(Saved entries)
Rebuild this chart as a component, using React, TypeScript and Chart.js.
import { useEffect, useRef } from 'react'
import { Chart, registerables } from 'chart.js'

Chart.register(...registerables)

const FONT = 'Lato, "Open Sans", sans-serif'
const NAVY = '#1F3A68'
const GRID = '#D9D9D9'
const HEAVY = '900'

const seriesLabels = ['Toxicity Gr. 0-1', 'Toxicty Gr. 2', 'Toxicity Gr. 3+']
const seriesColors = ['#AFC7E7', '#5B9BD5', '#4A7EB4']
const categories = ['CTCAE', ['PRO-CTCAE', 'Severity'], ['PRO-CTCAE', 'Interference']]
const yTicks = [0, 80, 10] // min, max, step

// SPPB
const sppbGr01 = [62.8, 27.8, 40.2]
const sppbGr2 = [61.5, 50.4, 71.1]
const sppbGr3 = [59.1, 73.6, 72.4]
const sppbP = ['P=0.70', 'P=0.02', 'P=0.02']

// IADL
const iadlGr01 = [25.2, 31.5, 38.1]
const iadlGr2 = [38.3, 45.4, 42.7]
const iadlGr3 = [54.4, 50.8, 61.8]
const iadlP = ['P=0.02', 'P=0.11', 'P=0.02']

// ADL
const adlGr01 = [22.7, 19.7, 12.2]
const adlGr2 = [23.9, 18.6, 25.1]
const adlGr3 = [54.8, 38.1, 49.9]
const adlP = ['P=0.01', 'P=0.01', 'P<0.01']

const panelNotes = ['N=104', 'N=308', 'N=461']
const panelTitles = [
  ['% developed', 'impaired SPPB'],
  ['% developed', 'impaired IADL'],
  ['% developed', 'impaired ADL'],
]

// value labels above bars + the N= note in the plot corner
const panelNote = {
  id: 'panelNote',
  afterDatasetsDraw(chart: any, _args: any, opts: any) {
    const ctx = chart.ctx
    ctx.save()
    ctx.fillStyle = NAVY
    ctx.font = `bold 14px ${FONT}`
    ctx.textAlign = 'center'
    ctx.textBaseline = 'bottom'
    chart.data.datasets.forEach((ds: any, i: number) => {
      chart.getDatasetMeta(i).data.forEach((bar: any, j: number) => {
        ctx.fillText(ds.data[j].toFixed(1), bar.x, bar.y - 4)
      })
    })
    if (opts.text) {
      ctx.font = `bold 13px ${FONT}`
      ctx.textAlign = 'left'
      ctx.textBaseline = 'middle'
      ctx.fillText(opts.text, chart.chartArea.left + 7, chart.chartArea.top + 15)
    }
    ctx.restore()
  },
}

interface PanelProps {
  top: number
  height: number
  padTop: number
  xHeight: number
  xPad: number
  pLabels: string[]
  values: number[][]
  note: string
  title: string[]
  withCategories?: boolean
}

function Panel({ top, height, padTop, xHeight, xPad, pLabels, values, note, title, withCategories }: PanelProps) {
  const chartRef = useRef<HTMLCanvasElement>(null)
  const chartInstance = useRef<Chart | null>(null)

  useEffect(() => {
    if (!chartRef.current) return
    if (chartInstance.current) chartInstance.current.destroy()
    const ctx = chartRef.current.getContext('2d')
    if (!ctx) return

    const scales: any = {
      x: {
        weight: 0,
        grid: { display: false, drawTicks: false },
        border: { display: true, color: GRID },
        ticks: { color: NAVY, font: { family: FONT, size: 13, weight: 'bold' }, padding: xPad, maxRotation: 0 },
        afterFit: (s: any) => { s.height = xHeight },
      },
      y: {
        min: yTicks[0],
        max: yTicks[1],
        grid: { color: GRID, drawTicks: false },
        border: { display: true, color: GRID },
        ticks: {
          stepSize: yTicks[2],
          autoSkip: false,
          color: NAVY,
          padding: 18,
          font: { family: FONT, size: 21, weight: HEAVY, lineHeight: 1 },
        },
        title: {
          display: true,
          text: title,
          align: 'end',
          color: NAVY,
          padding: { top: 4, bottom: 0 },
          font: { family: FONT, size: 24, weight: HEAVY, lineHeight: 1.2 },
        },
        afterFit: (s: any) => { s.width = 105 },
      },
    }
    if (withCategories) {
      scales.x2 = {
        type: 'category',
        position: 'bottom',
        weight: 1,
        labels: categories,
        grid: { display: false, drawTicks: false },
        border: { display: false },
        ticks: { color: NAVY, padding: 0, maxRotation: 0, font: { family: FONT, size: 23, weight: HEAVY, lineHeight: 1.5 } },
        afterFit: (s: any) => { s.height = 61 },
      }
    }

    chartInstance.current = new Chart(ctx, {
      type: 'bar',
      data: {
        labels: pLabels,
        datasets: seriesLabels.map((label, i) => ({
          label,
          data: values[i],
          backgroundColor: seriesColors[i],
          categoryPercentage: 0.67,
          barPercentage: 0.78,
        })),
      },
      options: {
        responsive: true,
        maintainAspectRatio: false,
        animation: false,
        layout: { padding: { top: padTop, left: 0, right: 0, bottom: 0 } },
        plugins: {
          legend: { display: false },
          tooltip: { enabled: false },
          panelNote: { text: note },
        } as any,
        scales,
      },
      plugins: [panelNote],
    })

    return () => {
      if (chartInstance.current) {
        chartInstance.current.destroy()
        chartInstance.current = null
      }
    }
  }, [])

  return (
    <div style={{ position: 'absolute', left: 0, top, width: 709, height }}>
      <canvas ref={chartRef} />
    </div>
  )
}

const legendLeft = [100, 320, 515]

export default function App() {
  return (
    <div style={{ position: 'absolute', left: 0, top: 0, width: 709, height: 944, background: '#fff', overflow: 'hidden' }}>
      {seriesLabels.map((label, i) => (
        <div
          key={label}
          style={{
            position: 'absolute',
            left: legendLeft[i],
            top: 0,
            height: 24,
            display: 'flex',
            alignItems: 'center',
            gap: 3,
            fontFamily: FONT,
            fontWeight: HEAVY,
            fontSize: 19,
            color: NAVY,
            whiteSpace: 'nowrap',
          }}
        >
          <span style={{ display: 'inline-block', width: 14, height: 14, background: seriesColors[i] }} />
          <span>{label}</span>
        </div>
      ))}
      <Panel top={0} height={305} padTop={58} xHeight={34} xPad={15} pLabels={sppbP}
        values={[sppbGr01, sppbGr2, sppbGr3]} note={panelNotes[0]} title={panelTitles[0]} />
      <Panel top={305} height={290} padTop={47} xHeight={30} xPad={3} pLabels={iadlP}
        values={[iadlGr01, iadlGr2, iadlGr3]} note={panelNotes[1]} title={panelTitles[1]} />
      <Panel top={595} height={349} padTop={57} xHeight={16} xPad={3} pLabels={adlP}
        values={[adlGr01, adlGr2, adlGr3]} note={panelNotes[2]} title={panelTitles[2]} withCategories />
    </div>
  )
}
* * *
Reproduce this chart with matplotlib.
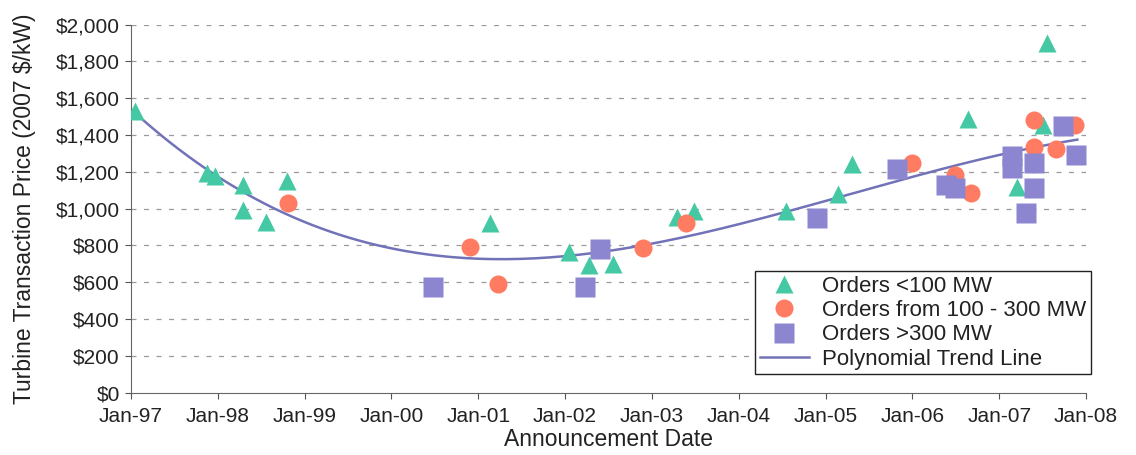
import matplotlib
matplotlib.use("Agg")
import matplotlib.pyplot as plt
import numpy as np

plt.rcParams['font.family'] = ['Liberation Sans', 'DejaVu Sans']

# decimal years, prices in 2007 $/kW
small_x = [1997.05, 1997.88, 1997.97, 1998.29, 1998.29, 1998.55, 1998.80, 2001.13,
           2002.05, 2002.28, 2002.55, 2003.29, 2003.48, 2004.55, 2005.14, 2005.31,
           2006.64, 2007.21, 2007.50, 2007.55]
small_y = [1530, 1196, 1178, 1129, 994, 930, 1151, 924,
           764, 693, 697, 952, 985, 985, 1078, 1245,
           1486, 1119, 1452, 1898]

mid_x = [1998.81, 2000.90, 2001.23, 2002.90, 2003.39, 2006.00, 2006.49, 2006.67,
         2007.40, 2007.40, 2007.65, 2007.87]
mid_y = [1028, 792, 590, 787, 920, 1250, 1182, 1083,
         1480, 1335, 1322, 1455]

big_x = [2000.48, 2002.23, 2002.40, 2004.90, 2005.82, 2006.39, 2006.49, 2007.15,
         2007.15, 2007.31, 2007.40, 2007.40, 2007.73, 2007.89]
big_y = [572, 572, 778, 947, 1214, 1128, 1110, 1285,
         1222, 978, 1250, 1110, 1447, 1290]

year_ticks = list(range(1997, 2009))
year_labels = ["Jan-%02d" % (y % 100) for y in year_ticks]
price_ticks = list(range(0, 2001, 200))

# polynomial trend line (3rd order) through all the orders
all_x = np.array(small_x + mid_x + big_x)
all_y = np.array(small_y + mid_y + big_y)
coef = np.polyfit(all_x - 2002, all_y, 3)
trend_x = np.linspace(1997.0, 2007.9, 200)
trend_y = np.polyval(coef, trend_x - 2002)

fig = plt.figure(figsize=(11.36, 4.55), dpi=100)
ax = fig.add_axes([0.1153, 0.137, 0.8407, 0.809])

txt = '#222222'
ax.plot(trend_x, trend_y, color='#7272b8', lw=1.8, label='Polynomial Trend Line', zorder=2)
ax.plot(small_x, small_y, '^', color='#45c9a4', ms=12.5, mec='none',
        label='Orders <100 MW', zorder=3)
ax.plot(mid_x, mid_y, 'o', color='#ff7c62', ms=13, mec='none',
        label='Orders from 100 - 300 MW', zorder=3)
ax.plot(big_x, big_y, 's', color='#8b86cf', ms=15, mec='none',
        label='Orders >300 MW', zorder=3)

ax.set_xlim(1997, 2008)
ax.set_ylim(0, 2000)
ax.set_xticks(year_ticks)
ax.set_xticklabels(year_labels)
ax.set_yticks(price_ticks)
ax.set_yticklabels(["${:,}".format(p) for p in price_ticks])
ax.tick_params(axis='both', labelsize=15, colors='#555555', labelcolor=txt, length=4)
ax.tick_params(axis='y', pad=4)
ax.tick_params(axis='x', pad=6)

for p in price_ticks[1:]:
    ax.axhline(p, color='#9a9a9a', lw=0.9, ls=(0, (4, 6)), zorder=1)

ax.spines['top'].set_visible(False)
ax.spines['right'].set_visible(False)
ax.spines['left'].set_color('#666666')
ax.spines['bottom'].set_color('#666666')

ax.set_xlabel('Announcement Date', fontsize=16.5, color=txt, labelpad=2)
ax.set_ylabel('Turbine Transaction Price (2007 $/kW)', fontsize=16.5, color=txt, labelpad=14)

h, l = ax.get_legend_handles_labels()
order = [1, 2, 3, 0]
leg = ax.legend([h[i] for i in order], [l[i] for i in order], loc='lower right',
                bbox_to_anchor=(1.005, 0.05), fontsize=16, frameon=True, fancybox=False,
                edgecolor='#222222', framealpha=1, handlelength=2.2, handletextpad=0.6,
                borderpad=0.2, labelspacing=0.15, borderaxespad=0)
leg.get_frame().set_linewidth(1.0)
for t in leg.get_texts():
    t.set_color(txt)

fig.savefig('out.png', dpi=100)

_PROBLEM_
Every line from the one containing "Reproduce this chart with matplotlib." to the one containing "plt.rcParams['font.family'] = ['Liberation" should be output exactly, both ends included. Nothing else goes in, and no pictures either.

_FULL ANSWER_
Reproduce this chart with matplotlib.
import matplotlib
matplotlib.use("Agg")
import matplotlib.pyplot as plt
import numpy as np

plt.rcParams['font.family'] = ['Liberation Sans', 'DejaVu Sans']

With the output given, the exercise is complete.